Stored records:
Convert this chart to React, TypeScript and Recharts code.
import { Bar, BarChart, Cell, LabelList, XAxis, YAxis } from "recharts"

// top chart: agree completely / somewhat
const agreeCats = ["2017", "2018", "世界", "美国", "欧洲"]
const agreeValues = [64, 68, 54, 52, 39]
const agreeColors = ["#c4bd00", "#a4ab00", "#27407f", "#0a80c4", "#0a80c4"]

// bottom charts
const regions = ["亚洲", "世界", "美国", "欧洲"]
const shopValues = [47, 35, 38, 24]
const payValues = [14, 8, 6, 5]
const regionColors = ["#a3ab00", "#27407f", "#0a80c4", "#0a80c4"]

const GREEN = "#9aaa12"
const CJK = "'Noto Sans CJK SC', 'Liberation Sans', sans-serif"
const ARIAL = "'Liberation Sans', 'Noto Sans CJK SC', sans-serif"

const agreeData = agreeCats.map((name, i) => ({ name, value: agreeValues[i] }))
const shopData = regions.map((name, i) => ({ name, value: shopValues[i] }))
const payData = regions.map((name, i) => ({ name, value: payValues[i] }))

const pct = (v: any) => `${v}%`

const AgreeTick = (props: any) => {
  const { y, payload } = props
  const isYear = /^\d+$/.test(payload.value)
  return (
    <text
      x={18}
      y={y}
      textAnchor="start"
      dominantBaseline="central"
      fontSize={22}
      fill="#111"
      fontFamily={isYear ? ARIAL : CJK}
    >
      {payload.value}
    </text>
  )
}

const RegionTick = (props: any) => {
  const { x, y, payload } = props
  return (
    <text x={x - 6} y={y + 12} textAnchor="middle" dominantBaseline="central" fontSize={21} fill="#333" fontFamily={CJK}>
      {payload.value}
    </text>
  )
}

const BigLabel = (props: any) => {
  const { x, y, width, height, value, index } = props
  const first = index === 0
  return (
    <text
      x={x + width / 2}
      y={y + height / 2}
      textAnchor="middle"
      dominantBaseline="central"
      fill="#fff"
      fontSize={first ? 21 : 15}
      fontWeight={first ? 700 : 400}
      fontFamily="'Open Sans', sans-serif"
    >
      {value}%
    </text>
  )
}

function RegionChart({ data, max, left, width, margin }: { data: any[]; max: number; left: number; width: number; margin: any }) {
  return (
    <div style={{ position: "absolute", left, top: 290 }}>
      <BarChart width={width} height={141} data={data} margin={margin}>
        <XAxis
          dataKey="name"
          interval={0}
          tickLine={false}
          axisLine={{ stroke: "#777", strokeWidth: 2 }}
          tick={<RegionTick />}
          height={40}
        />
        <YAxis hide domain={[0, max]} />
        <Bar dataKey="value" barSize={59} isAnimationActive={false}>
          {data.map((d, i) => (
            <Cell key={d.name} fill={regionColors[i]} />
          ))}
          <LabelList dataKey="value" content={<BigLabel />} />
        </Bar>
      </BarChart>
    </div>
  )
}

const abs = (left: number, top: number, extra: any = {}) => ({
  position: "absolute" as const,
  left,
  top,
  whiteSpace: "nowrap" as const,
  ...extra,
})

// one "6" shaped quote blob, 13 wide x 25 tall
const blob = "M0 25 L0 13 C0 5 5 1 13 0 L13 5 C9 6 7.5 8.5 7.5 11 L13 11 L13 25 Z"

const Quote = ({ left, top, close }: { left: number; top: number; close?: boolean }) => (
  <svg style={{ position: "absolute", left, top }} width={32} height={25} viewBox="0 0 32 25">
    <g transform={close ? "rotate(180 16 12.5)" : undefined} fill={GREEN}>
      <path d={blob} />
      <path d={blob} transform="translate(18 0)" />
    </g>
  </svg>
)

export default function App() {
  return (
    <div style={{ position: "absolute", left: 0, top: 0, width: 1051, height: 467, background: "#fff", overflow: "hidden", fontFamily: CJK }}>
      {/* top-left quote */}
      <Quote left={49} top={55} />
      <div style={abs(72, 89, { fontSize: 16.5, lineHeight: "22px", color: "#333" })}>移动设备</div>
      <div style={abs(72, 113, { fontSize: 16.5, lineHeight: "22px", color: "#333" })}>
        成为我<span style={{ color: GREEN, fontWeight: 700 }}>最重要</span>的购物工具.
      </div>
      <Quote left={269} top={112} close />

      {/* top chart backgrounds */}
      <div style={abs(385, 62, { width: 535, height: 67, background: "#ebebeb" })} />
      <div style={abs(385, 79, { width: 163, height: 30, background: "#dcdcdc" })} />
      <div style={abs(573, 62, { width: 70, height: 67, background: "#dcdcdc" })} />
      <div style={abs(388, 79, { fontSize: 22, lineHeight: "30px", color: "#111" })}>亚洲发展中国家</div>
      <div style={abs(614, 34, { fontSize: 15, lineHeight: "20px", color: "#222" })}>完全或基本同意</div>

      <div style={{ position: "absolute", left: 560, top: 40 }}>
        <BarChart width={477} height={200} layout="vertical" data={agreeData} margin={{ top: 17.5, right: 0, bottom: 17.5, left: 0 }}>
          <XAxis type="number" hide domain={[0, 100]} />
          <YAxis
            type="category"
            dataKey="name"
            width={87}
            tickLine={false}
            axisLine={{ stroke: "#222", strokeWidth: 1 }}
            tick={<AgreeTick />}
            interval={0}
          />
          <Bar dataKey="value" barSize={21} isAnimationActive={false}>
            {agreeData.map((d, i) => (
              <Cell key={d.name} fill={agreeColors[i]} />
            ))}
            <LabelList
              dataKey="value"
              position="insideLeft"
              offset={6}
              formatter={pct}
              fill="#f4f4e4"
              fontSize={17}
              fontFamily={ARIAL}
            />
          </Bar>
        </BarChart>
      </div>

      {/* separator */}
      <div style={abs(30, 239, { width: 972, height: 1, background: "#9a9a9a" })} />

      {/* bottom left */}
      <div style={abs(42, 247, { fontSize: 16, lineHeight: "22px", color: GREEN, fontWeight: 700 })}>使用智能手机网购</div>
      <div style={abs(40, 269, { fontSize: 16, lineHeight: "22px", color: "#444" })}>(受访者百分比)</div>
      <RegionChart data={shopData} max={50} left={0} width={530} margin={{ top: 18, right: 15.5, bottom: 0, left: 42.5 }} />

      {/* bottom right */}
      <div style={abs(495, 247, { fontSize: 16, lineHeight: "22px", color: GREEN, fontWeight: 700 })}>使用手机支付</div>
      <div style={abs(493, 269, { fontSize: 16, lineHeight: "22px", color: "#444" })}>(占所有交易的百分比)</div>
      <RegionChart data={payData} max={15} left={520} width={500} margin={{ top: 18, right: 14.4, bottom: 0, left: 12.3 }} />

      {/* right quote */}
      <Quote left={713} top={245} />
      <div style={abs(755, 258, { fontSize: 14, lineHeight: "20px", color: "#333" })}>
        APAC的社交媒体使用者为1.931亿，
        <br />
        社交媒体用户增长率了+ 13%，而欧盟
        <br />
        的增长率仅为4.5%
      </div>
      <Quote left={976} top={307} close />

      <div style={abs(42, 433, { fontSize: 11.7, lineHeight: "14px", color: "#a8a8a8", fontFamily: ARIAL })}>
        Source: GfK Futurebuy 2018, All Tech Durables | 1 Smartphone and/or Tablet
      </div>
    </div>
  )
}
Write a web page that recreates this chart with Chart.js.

→ **REQUIRED WORK**: Everything from the first line through the line containing "Sans', 'Noto Sans" should be quoted exactly, and nothing beyond it.

→ **EXERCISE RESULT**:
Convert this chart to React, TypeScript and Recharts code.
import { Bar, BarChart, Cell, LabelList, XAxis, YAxis } from "recharts"

// top chart: agree completely / somewhat
const agreeCats = ["2017", "2018", "世界", "美国", "欧洲"]
const agreeValues = [64, 68, 54, 52, 39]
const agreeColors = ["#c4bd00", "#a4ab00", "#27407f", "#0a80c4", "#0a80c4"]

// bottom charts
const regions = ["亚洲", "世界", "美国", "欧洲"]
const shopValues = [47, 35, 38, 24]
const payValues = [14, 8, 6, 5]
const regionColors = ["#a3ab00", "#27407f", "#0a80c4", "#0a80c4"]

const GREEN = "#9aaa12"
const CJK = "'Noto Sans CJK SC', 'Liberation Sans', sans-serif"
const ARIAL = "'Liberation Sans', 'Noto Sans CJK SC', sans-serif"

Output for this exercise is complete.